Remember as you give thanks for the bountiful Earth, that back of the bread lies the oil. We should acknowledge that our food production system and every other aspect of our lives are utterly dependent on fossil fuels. We should also remember that before World War II, this was not the case. We may even have relatives who remember those days. We should take a look at the children sitting around the table. They will not live in a world of cheap, abundant oil. Give thanks for that too.

Why should we give thanks that the future holds no cheap oil? There are several reasons, but the first is that cheap oil has fueled a 50-year-long party in the industrialized West that has left us with an unsustainable economy that is wrecking the planet. The recent awareness of global warming is beginning to put a damper on our out-of-control binge, but not fast enough to slow the heating of the planet. Rising oil prices will force a cutback in consumption. Rising oil prices will also chill the fantasy of endless growth and force us to confront the reality of planetary limits.

For several years now, "voices from the wilderness" have been gathering with louder volume to warn about the coming peak in world oil production. In 2005, petroleum geologist Kenneth Deffeyes predicted that the world output of crude oil would peak on Thanksgiving Day 2005, but he and other petroleum industry "outsiders" have been dismissed as "fringe" elements.

Not any longer. Over the past month, a number of oil industry insiders have made statements confirming that the annual growth in oil production has stopped. On Monday, November 19, The Wall Street Journal ran a front page story titled "Oil Officials See Limit Looming on Production." While the article emphasized opinions that tied flat oil-production curves to what they call "above ground" limits having to do with available drilling rigs, security concerns and the like, there is plenty of evidence that the underlying geology of oil is imposing absolute limits on the amount that can be produced.

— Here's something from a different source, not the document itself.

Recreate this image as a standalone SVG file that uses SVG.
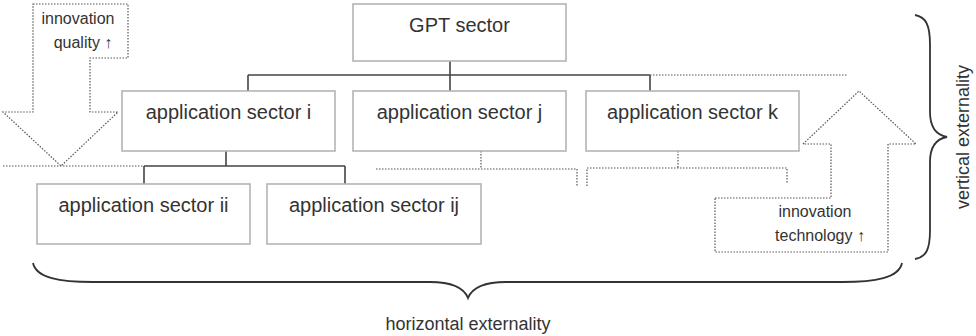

Some oil industry executives seem to concur. The article quoted ConocoPhillips CEO James Mulva on the likelihood of meeting the projected demand of 120 million barrels a day by 2030: "I don't think we are going to see the supply going over 100 million barrels a day. Where is all that going to come from?" In a Business Week article, Mulva said that his company was considering diversifying into renewable energy. "We may not be able to do in the next 100 years what we did in the past 100 years," Mulva said. "So we have to ask ourselves how we can transform from just an oil and gas company into an energy company."

Meanwhile, sustainability analyst Lester Brown released an update last week titled, "Is World Oil Production Peaking?" Brown ran through the figures: "After climbing from 82.90 million barrels per day (mb/d) in 2004 to 84.15 mb/d in 2005, output only increased to 84.80 mb/d in 2006 and then declined to 84.62 mb/d during the first 10 months of 2007." Absent a big production increase from OPEC, the numbers indicate that the peak in world oil production may have already occurred in 2006, not far off from Kenneth Deffeye's prediction.

OPEC met last weekend in a summit -- only the third summit involving heads of state since the group was founded in 1960. U.S. Energy Secretary Samuel Bodman called on OPEC to raise production to alleviate high oil prices, but OPEC Secretary General Abdalla Salem el-Badri's response was, " ... frankly we don't see that we should add more oil."

Lester Brown says that despite claims from Saudi Arabia that they can produce more oil, Saudi output so far this year is down six percent from last year. Many analysts are now saying that OPEC can no longer increase production enough to bring oil prices down. All they can do is make prices go up by further constricting supply.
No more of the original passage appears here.